[Plotting code records]

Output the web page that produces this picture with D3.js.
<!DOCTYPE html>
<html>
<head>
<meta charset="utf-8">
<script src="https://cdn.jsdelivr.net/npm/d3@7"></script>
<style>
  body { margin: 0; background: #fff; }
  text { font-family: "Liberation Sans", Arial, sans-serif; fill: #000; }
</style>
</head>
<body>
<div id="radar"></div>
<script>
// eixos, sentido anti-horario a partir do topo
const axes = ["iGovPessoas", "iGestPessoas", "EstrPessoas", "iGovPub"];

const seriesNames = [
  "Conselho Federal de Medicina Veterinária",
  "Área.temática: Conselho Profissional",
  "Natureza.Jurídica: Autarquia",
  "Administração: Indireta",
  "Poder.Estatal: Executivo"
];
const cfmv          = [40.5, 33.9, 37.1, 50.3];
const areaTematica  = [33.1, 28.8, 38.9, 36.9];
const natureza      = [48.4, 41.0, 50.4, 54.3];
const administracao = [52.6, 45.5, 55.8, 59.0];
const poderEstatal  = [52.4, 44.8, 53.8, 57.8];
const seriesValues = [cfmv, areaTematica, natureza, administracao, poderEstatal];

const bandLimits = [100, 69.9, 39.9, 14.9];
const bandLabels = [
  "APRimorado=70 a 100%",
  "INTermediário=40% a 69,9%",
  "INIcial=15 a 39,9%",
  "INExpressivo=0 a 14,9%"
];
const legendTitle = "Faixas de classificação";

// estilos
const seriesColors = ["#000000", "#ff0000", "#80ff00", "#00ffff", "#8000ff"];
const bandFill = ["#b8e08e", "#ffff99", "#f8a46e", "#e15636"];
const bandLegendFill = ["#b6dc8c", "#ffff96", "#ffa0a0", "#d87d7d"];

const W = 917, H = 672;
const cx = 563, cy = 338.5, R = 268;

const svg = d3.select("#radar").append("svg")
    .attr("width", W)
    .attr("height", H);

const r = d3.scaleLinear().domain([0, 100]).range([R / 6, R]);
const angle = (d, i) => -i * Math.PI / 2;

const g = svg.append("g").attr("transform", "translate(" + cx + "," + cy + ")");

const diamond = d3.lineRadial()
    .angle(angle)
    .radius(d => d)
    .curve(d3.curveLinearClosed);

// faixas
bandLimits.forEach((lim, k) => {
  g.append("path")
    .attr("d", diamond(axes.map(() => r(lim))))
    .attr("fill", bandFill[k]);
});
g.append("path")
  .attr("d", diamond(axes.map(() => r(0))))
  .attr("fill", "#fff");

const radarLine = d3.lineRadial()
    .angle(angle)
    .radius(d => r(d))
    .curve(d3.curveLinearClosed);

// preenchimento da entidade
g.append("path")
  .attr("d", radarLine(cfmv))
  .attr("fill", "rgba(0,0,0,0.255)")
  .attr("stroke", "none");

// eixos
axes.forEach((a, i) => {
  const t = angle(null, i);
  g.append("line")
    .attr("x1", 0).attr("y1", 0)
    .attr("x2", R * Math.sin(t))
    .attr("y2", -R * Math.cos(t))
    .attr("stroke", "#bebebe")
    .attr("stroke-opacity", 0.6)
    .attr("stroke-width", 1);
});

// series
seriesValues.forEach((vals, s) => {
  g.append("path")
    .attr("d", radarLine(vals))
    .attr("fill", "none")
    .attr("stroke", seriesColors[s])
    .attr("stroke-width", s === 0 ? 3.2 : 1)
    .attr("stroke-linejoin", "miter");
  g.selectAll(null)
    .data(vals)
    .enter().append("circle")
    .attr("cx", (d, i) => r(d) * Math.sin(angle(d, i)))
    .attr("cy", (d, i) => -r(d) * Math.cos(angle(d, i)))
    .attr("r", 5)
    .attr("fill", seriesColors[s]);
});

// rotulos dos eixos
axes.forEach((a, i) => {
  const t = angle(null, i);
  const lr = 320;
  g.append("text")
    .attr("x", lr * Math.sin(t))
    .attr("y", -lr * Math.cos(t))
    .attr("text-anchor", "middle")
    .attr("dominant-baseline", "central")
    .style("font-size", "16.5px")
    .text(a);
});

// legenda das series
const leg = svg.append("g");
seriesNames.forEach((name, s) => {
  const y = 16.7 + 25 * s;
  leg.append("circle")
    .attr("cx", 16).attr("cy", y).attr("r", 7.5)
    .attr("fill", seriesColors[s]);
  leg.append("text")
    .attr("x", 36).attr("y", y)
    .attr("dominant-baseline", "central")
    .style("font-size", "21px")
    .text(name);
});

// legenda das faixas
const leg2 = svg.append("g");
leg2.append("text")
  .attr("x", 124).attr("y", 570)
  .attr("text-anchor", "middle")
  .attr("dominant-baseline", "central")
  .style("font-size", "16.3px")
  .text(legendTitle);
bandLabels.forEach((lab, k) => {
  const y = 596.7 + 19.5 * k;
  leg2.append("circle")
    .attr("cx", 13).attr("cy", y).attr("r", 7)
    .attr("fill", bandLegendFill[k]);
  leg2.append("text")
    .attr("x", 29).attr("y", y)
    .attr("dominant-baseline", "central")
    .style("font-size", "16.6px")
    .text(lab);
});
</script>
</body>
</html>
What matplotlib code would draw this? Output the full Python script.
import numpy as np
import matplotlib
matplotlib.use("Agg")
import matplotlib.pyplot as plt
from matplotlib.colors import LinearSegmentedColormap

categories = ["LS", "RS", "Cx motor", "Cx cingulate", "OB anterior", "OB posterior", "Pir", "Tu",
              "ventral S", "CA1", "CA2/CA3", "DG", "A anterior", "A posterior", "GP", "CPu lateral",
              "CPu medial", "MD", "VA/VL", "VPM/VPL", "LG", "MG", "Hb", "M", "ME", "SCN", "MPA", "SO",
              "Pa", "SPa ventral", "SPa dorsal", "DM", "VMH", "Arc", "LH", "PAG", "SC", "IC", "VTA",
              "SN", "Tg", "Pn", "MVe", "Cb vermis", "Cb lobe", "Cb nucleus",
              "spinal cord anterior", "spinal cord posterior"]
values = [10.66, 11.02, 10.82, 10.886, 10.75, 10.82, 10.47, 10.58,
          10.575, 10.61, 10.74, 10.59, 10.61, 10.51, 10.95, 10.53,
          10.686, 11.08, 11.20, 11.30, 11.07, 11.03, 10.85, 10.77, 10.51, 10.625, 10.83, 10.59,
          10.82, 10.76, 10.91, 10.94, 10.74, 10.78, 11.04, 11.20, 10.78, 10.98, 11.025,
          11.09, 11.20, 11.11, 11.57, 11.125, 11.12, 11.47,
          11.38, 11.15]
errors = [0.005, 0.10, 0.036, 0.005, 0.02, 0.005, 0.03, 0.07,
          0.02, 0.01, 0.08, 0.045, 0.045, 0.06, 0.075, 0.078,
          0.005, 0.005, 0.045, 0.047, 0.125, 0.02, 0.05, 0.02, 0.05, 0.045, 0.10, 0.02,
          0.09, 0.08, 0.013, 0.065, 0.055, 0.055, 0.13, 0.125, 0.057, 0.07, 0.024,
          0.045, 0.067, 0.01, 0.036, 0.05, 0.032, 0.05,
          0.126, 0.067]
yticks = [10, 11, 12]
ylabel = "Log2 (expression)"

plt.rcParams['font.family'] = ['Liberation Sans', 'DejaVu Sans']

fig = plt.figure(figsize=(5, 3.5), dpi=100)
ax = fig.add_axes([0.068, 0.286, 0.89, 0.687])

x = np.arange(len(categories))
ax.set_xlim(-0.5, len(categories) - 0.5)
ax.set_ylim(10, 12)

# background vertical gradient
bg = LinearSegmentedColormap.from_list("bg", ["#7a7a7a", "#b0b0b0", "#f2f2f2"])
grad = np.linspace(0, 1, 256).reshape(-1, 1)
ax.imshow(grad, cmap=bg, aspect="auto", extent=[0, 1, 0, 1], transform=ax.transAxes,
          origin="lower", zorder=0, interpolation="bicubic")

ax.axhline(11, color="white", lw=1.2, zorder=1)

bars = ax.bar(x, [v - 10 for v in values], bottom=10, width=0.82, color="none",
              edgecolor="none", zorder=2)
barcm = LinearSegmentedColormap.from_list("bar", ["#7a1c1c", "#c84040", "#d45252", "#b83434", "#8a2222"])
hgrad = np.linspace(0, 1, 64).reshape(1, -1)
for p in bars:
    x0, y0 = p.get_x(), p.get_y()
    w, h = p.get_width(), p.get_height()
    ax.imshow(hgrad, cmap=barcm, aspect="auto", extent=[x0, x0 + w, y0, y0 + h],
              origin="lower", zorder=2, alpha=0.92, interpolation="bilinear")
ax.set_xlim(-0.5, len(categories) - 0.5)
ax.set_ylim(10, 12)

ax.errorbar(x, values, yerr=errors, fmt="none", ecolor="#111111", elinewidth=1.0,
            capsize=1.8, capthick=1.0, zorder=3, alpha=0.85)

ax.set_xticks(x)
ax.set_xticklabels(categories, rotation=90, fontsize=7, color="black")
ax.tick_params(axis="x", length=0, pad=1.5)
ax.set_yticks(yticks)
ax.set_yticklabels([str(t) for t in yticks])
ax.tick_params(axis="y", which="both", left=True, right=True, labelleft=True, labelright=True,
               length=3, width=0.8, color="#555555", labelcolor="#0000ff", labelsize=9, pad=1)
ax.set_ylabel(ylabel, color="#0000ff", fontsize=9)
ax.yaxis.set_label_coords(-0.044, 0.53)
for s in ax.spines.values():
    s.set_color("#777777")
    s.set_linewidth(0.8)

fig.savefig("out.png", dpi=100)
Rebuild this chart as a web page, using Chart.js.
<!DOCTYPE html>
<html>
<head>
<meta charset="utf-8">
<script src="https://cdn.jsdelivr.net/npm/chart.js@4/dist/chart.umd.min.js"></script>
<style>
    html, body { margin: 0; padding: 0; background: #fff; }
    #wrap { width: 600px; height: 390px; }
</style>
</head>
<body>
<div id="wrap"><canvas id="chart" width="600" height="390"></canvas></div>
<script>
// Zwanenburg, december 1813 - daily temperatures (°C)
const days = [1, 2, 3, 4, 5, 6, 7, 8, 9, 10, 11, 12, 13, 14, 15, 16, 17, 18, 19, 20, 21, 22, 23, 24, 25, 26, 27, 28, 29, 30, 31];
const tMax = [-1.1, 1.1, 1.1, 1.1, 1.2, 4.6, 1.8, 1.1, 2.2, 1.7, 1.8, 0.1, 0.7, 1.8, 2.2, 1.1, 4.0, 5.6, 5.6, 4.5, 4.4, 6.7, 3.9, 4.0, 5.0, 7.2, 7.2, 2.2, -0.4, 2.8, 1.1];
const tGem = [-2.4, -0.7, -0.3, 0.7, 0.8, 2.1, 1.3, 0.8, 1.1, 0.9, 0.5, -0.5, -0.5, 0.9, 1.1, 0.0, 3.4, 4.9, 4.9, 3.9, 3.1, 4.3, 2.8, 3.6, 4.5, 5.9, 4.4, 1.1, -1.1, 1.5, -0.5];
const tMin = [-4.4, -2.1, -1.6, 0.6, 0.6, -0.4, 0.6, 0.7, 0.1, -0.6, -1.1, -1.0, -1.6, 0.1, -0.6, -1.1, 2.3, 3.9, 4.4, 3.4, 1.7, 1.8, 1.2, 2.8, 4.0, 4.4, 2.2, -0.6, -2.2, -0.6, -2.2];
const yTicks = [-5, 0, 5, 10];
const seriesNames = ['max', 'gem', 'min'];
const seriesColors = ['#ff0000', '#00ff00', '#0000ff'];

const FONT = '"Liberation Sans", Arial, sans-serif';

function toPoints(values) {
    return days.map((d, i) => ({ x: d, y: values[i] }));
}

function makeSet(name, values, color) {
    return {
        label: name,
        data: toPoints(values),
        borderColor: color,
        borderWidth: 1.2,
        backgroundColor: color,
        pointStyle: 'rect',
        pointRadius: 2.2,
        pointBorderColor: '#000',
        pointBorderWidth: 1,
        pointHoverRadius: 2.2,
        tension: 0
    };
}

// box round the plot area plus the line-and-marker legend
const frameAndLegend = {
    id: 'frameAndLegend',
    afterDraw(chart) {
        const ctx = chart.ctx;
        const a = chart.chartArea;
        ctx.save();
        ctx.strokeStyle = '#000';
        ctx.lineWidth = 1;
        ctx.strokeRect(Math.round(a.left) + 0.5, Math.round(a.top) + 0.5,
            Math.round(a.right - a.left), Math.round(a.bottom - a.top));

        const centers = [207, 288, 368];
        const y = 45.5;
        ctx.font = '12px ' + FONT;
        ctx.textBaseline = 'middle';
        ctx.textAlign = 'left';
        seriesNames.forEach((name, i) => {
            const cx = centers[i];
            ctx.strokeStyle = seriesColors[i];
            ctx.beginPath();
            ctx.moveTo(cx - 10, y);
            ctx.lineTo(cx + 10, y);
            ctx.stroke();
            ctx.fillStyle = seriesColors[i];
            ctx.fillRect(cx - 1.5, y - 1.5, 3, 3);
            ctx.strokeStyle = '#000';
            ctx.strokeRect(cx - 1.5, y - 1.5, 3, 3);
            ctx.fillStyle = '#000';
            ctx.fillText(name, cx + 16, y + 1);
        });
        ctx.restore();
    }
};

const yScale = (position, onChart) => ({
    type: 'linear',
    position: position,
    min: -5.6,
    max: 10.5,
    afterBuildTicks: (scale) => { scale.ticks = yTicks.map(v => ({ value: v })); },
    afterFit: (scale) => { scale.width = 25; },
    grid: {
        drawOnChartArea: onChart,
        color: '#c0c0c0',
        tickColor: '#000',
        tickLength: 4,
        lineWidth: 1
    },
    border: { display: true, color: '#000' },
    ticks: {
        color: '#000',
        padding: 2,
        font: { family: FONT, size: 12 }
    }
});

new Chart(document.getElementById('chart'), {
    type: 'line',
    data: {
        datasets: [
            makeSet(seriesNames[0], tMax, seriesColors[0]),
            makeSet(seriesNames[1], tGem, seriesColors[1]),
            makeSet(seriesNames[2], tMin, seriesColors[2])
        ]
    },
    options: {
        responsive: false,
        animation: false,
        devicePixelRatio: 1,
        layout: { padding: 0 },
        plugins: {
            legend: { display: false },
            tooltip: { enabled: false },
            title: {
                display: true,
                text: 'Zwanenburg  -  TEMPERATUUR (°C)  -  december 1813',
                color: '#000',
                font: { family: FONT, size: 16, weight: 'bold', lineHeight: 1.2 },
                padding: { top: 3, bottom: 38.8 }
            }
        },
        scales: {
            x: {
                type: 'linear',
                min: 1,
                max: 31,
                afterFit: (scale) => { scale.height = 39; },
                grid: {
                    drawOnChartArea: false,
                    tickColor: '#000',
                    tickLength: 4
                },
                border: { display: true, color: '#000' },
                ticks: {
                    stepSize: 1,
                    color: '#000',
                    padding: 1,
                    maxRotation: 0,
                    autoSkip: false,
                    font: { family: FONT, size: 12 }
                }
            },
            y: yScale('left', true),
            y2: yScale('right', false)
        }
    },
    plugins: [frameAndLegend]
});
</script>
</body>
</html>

### EXERCISE DETAILS
Give again, word for word, the lines of the listing, starting at its first line and ending with the line containing "natureza, administracao, poderEstatal];".

### FINISHED ANSWER
Output the web page that produces this picture with D3.js.
<!DOCTYPE html>
<html>
<head>
<meta charset="utf-8">
<script src="https://cdn.jsdelivr.net/npm/d3@7"></script>
<style>
  body { margin: 0; background: #fff; }
  text { font-family: "Liberation Sans", Arial, sans-serif; fill: #000; }
</style>
</head>
<body>
<div id="radar"></div>
<script>
// eixos, sentido anti-horario a partir do topo
const axes = ["iGovPessoas", "iGestPessoas", "EstrPessoas", "iGovPub"];

const seriesNames = [
  "Conselho Federal de Medicina Veterinária",
  "Área.temática: Conselho Profissional",
  "Natureza.Jurídica: Autarquia",
  "Administração: Indireta",
  "Poder.Estatal: Executivo"
];
const cfmv          = [40.5, 33.9, 37.1, 50.3];
const areaTematica  = [33.1, 28.8, 38.9, 36.9];
const natureza      = [48.4, 41.0, 50.4, 54.3];
const administracao = [52.6, 45.5, 55.8, 59.0];
const poderEstatal  = [52.4, 44.8, 53.8, 57.8];
const seriesValues = [cfmv, areaTematica, natureza, administracao, poderEstatal];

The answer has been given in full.